Taylor’s story made me think of a part of the Homeric Hymn to Demeter. In the end, when Demeter asks her daughter about her ordeal, I have always felt that Persephone was less than truthful to her mother.

“Indeed I will tell you, Mother, the whole truth.” She starts. After a lengthy description of what had happened she adds,
“When I picked [the Narcissus] in delight, the earth gave way from beneath, and the might Lord of the Many Dead sprang out. Hades dragged me most unwillingly under the earth in his golden chariot; I shouted and screamed aloud. In all this, though I grieve, I tell the whole truth.”
In Persephone’s words, I have always felt there was really only half the truth.
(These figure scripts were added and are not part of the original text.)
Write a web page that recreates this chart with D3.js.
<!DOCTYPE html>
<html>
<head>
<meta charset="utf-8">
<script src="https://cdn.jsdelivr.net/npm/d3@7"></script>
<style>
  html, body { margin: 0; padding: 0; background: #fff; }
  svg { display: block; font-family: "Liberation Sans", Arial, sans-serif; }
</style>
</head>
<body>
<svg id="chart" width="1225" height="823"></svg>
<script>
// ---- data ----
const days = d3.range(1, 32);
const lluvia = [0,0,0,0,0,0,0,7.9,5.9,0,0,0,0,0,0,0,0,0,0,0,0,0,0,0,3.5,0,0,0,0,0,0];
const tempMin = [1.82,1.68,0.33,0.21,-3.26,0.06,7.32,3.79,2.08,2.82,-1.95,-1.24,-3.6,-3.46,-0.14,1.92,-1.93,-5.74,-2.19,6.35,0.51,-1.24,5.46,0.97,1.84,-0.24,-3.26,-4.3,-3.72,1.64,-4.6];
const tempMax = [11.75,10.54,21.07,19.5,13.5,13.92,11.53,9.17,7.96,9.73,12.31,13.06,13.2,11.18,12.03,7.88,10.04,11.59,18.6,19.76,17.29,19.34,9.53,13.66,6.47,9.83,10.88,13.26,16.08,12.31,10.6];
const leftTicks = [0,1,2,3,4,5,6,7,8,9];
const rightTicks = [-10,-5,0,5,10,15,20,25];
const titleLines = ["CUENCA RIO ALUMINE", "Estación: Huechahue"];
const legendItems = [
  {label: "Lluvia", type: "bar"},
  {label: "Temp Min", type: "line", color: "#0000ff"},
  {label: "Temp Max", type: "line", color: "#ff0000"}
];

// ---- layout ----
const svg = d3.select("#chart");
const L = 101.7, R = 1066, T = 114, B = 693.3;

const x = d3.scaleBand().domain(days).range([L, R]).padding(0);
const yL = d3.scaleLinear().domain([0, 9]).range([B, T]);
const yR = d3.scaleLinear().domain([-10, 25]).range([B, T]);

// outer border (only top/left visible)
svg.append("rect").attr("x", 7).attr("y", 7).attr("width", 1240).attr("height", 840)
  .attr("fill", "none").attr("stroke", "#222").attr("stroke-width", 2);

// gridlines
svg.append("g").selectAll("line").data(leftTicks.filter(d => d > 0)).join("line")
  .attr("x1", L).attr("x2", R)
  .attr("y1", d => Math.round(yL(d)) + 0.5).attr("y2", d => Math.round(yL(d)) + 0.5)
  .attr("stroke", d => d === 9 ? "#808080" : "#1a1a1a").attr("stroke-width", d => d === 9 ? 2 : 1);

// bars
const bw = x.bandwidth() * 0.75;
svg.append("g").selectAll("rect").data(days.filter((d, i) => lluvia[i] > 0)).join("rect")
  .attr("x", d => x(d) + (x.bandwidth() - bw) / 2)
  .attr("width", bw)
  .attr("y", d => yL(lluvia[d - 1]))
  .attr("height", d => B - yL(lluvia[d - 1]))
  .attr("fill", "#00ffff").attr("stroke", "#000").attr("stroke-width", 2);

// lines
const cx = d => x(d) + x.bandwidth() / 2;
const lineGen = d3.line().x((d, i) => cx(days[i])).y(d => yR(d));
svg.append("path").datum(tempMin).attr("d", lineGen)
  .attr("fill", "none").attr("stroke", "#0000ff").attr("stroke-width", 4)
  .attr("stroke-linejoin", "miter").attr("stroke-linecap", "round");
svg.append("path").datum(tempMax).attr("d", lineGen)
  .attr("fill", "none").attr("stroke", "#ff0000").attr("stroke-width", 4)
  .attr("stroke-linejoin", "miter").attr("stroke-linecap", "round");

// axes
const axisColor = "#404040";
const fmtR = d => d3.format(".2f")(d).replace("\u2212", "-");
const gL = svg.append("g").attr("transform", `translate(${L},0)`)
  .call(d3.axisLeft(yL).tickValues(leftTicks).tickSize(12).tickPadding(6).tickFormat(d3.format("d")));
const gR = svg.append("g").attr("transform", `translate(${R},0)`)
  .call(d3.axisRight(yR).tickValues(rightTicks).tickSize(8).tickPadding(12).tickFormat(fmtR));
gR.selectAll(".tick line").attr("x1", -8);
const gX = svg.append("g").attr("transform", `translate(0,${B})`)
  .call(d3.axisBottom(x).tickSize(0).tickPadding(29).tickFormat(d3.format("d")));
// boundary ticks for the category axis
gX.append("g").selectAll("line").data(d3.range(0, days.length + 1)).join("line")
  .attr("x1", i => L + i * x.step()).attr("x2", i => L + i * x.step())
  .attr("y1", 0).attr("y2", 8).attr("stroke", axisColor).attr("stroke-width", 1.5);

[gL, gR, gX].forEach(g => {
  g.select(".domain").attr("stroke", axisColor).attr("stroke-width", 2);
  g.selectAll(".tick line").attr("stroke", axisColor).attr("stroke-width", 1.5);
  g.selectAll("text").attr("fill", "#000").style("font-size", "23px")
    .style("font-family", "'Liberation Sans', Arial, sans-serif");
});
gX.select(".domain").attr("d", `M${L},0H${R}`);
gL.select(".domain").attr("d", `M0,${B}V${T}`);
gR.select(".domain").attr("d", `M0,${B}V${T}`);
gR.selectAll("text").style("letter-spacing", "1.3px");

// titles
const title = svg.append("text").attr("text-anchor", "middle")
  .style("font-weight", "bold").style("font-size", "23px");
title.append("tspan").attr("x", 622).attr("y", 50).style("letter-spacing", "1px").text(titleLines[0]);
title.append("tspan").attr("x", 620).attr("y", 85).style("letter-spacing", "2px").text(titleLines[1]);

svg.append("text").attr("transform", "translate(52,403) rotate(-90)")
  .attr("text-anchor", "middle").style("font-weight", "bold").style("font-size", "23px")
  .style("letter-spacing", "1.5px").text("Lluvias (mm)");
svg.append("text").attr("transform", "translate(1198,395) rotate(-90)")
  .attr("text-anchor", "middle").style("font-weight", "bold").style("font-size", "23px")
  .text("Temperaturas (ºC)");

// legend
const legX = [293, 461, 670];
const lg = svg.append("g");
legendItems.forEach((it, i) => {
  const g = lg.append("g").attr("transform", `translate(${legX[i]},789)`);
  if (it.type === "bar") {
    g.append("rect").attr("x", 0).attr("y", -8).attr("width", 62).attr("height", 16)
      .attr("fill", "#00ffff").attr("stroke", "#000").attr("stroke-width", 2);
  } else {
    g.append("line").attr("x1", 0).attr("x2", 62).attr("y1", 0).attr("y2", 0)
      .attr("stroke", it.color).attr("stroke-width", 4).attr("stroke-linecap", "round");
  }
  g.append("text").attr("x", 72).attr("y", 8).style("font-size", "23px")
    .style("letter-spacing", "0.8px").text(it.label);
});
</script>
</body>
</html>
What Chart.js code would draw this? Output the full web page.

Like she wasn’t telling her mother about the feelings she really had. I could see her looking down, never meeting Demeter’s eyes during this entire exchange. Knowing full well that she willingly ate the pomegranate that Hades offered her – not just because it was the food of the dead but she knew that it was the symbol of marriage, a gift given by a husband to his new wife. She knew that with the new deal struck by the gods she would now have to spend as much time with her mother, away from her new husband, and that it was just easier to let her mother believe that she too was upset about the situation. Each year, though, she dutifully returns to the underworld where she is revered as Queen. Just like my own experience and like that of Taylor, it isn’t uncommon for daughters to withhold information from their mothers.

The book is a lovely introspective read. It seemed to me to almost be a sequel to The Dance of the Dissident Daughter. However, it was the addition of Ann Kidd Taylor’s voice that really added a depth to the journey for me.